Школа хочет не найти виновного, а перестроить детское сознание, переориентировать его на другую систему ценностей. Ученик ведет себя в соответствии с нравственным кодексом своего коллектива. В рамках этого кодекса естественно и нормально не выдавать друзей. Школа же втолковывает ему, что такая нравственность – ненормальна, и дружба такая – ложная. («Какой же ты товарищ, если миришься с тем, что твой друг поступает нехорошо? Такая дружба ненастоящая – это ложная дружба» 17.)
Школа учит, что долг доносчика выше милосердия укрывателя. При этом ябеда наказывается остракизмом и не вознаграждается ничем. В этом духовное совершенство ябеды. Чувство исполненного долга перед обществом – награда сама по себе.
Доверие к миру взрослых следует доказывать лояльностью. Ребенок оказывается перед альтернативой – предавать друзей или предавать родину, которая подарила ему счастливое детство. Ребенок должен помнить, что недонесение есть преступление, своего рода покушение на отцеубийство. За нелояльность к своей большой семье надо расплачиваться муками совести.
Так школа закладывает фундамент мироощущения, которое навсегда оставляет в человеке стыд перед любым актом протеста. Ему – все, а он… Это как кусать руку, которая кормит. Добрую, мозолистую, суровую и честную руку.
Такая рука должна быть у отца-путейца, у отца-красногвардейца, у отца-космонавта, у того коллективного отца, которого по ошибке называют женским именем – Родина.
Школа пытается заместить нравственное чувство гражданским долгом. И главную роль в этом мучительном процессе играет сама школьная наука.
Для большинства школьные годы – единственные, когда человек постоянно сталкивается с точными знаниями. Не существенно, сколько знаний он вынесет из школы вместе с аттестатом. Главное в учебе – методика освоения мира.
Вся школьная наука основана на постулате о познаваемости Вселенной. Ученик имеет дело не с природой, не с языком, не с явлением, а с задачей, упражнением, примером. Мир, вставленный в учебник, специально подогнан так, чтобы все сходилось с ответом.
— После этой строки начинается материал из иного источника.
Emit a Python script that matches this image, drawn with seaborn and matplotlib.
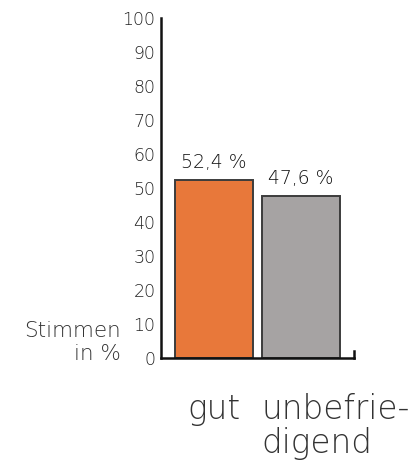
import matplotlib
matplotlib.use("Agg")
import matplotlib.pyplot as plt
import matplotlib.transforms as mtransforms
import seaborn as sns
import pandas as pd

categories = ["gut", "unbefrie-\ndigend"]
values = [52.4, 47.6]
value_labels = ["52,4 %", "47,6 %"]
colors = ["#E8783A", "#A6A3A3"]
yticks = [0, 10, 20, 30, 40, 50, 60, 70, 80, 90, 100]

sns.set_style("white")
plt.rcParams["font.family"] = ["DejaVu Sans"]
plt.rcParams["font.weight"] = 200

df = pd.DataFrame({"cat": categories, "val": values})

fig = plt.figure(figsize=(4.12, 4.65), dpi=100)
ax = fig.add_axes([161 / 412, 107 / 465, 193 / 412, 340 / 465])

sns.barplot(data=df, x="cat", y="val", hue="cat", palette=colors, width=0.9,
            edgecolor="#3c3c3c", linewidth=1.4, legend=False, ax=ax, saturation=1)

ax.set_xlim(-0.609, 1.609)
ax.set_ylim(0, 100)
ax.set_yticks(yticks)
ax.set_yticklabels([str(t) for t in yticks], fontsize=12.5, color="#222222")
ax.tick_params(axis="y", length=0, pad=4)
ax.tick_params(axis="x", length=0, pad=25, labelsize=23.5, labelcolor="#333333")
ax.set_xlabel("")
ax.set_ylabel("")

ax.spines["top"].set_visible(False)
for sp in ["left", "bottom", "right"]:
    ax.spines[sp].set_color("#111111")
    ax.spines[sp].set_linewidth(1.8)
ax.spines["right"].set_bounds(0, 2)

labels = ax.get_xticklabels()
labels[1].set_horizontalalignment("left")
labels[1].set_multialignment("left")
labels[1].set_linespacing(1.05)
labels[1].set_transform(labels[1].get_transform() +
                        mtransforms.ScaledTranslation(-0.40, 0, fig.dpi_scale_trans))

for i, (v, lab) in enumerate(zip(values, value_labels)):
    ax.annotate(lab, xy=(i, v), xytext=(0, 6), textcoords="offset points",
                ha="center", va="bottom", fontsize=13.5, color="#111111")

fig.text(121 / 412, 101 / 465, "Stimmen\nin %", ha="right", va="bottom",
         multialignment="right", fontsize=15.5, color="#333333", linespacing=1.2)

fig.savefig("out.png", dpi=100)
«В этой задаче нужно было узнать, во сколько дней 25 плотников построят 8 домов, а в этой нужно узнать, во сколько 6 жестянщиков сделают 36 ведер» 18.
Плотники строят дома. Жестянщики делают ведра. Из бассейнов течет вода. По рельсам из пункта А в пункт Б бегут поезда.
И вся эта трудолюбивая необъятная вселенная имеет одну цель, выраженную в ответе. Абстрактные плотники сливаются с реальностью. Они строят дома, заводы, школы. Плотники всегда строят. Поезда всегда ездят. Вода всегда льется.
Школьная наука учит решать задачи. Но она учит и тому, что эти задачи адекватны реальным. Школа делает вид, что дает ребенку алгоритм мира.
Арифметика делает человека богом. Он всемогущ, если на все есть ответ, если все сходится, если после долгих вычислений, после «равно» окажутся аккуратные круглые цифры.
В задачнике все подстроено, чтобы цифры были круглыми. Но и в идеальном обществе все должно быть круглым. Достаточно только отождествить учебник с жизнью, чтобы абстрактная арифметика превратилась в социально-нравственный инструмент.
В дореволюционной России разные люди жили в плохом обществе. Сейчас разные люди живут в хорошем. Коммунизм – это когда хорошие люди живут в хорошем обществе. Следовательно, чтобы попасть в будущее, разные люди должны стать хорошими. Отсюда: надо хорошо учиться, помогать старшим и выращивать кроликов.